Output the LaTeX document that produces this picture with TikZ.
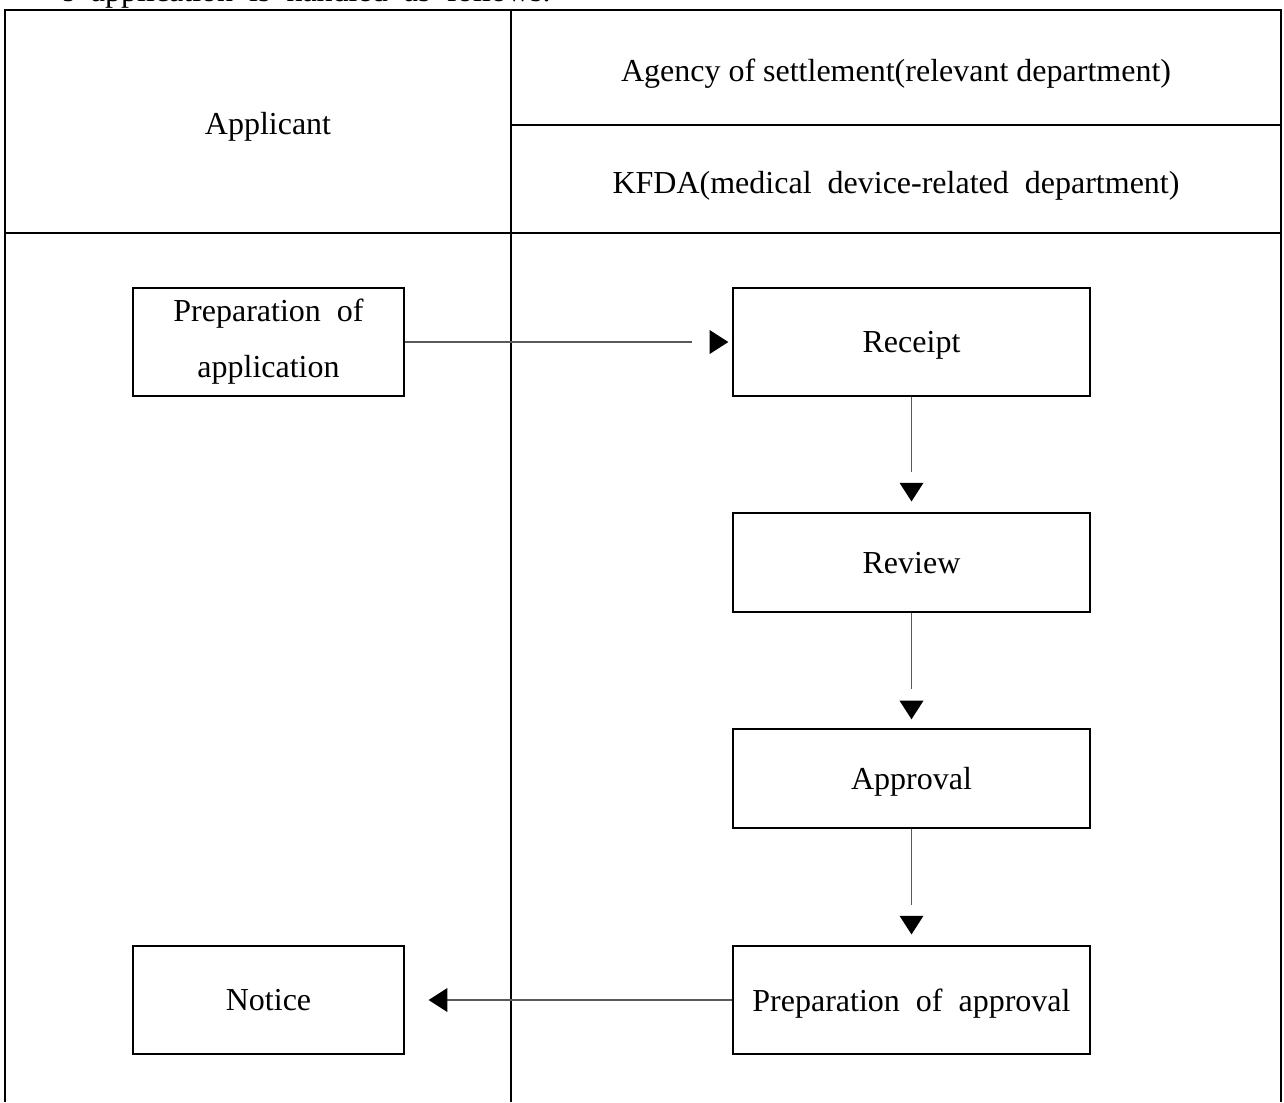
\documentclass[tikz,border=0pt]{standalone}
\usepackage{fontspec}
\setmainfont{Liberation Serif}
\usetikzlibrary{arrows.meta,decorations.markings}

\tikzset{
  stepbox/.style={draw, line width=0.5pt, minimum width=133.9pt, minimum height=37.1pt, align=center, inner sep=0pt, text depth=0pt},
  sidebox/.style={draw, line width=0.5pt, minimum width=101.6pt, minimum height=40.5pt, align=center, inner sep=0pt},
  flow/.style 2 args={draw=black!65, line width=0.5pt, shorten >=#2,
    postaction={decorate, decoration={markings,
      mark=at position -#1 with {\fill[black] (0,0) -- (-7pt,4.5pt) -- (-7pt,-4.5pt) -- cycle;}}}}
}

\begin{document}
\begin{tikzpicture}[x=0.375pt,y=-0.375pt,font=\fontsize{12}{15}\selectfont]
\useasboundingbox (0,0) rectangle (1284,1102);
\clip (0,0) rectangle (1284,1102);
% text above the table, cut off by the page
\node[anchor=base west, inner sep=0pt] (intro) at (62,1) {s\ \ application\ \ is\ \ handled\ \ as\ \ follows.};
% table
\draw[line width=1.1pt] (5,1102) -- (5,10) -- (1281,10) -- (1281,1102);
\draw[line width=0.4pt] (511,10) -- (511,1102);
\draw[line width=0.4pt] (511,125) -- (1281,125);
\draw[line width=0.4pt] (5,233) -- (1281,233);
\node[text depth=0pt] (applicant) at (268,123) {Applicant};
\node[text depth=0pt] (agency) at (896,70) {Agency\ of\ settlement(relevant\ department)};
\node[text depth=0pt] (kfda) at (896,182) {KFDA(medical\ \ device-related\ \ department)};
% boxes
\node[sidebox] (prepapp) at (268.5,342) {Preparation\ \ of\\[6pt]application};
\node[sidebox, text depth=0pt] (notice) at (268.5,1000) {Notice};
\node[stepbox, minimum height=40.5pt] (receipt) at (911.5,342) {Receipt};
\node[stepbox] (review) at (911.5,562.5) {Review};
\node[stepbox] (approval) at (911.5,778.5) {Approval};
\node[stepbox, minimum height=40.5pt] (prepappr) at (911.5,1000) {Preparation\ \ of\ \ approval};
% arrows
\draw[flow={1.5pt}{15.3pt}] (prepapp) -- (receipt);
\draw[flow={4.1pt}{15pt}] (receipt) -- (review);
\draw[flow={3.4pt}{14.6pt}] (review) -- (approval);
\draw[flow={4.1pt}{15pt}] (approval) -- (prepappr);
\draw[flow={9pt}{15.5pt}] (prepappr) -- (notice);
\end{tikzpicture}
\end{document}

══════

What this task involves:
Without including any picture, repeat the data exactly.

The completed task:
Output the LaTeX document that produces this picture with TikZ.
\documentclass[tikz,border=0pt]{standalone}
\usepackage{fontspec}
\setmainfont{Liberation Serif}
\usetikzlibrary{arrows.meta,decorations.markings}

\tikzset{
  stepbox/.style={draw, line width=0.5pt, minimum width=133.9pt, minimum height=37.1pt, align=center, inner sep=0pt, text depth=0pt},
  sidebox/.style={draw, line width=0.5pt, minimum width=101.6pt, minimum height=40.5pt, align=center, inner sep=0pt},
  flow/.style 2 args={draw=black!65, line width=0.5pt, shorten >=#2,
    postaction={decorate, decoration={markings,
      mark=at position -#1 with {\fill[black] (0,0) -- (-7pt,4.5pt) -- (-7pt,-4.5pt) -- cycle;}}}}
}

\begin{document}
\begin{tikzpicture}[x=0.375pt,y=-0.375pt,font=\fontsize{12}{15}\selectfont]
\useasboundingbox (0,0) rectangle (1284,1102);
\clip (0,0) rectangle (1284,1102);
% text above the table, cut off by the page
\node[anchor=base west, inner sep=0pt] (intro) at (62,1) {s\ \ application\ \ is\ \ handled\ \ as\ \ follows.};
% table
\draw[line width=1.1pt] (5,1102) -- (5,10) -- (1281,10) -- (1281,1102);
\draw[line width=0.4pt] (511,10) -- (511,1102);
\draw[line width=0.4pt] (511,125) -- (1281,125);
\draw[line width=0.4pt] (5,233) -- (1281,233);
\node[text depth=0pt] (applicant) at (268,123) {Applicant};
\node[text depth=0pt] (agency) at (896,70) {Agency\ of\ settlement(relevant\ department)};
\node[text depth=0pt] (kfda) at (896,182) {KFDA(medical\ \ device-related\ \ department)};
% boxes
\node[sidebox] (prepapp) at (268.5,342) {Preparation\ \ of\\[6pt]application};
\node[sidebox, text depth=0pt] (notice) at (268.5,1000) {Notice};
\node[stepbox, minimum height=40.5pt] (receipt) at (911.5,342) {Receipt};
\node[stepbox] (review) at (911.5,562.5) {Review};
\node[stepbox] (approval) at (911.5,778.5) {Approval};
\node[stepbox, minimum height=40.5pt] (prepappr) at (911.5,1000) {Preparation\ \ of\ \ approval};
% arrows
\draw[flow={1.5pt}{15.3pt}] (prepapp) -- (receipt);
\draw[flow={4.1pt}{15pt}] (receipt) -- (review);
\draw[flow={3.4pt}{14.6pt}] (review) -- (approval);
\draw[flow={4.1pt}{15pt}] (approval) -- (prepappr);
\draw[flow={9pt}{15.5pt}] (prepappr) -- (notice);
\end{tikzpicture}
\end{document}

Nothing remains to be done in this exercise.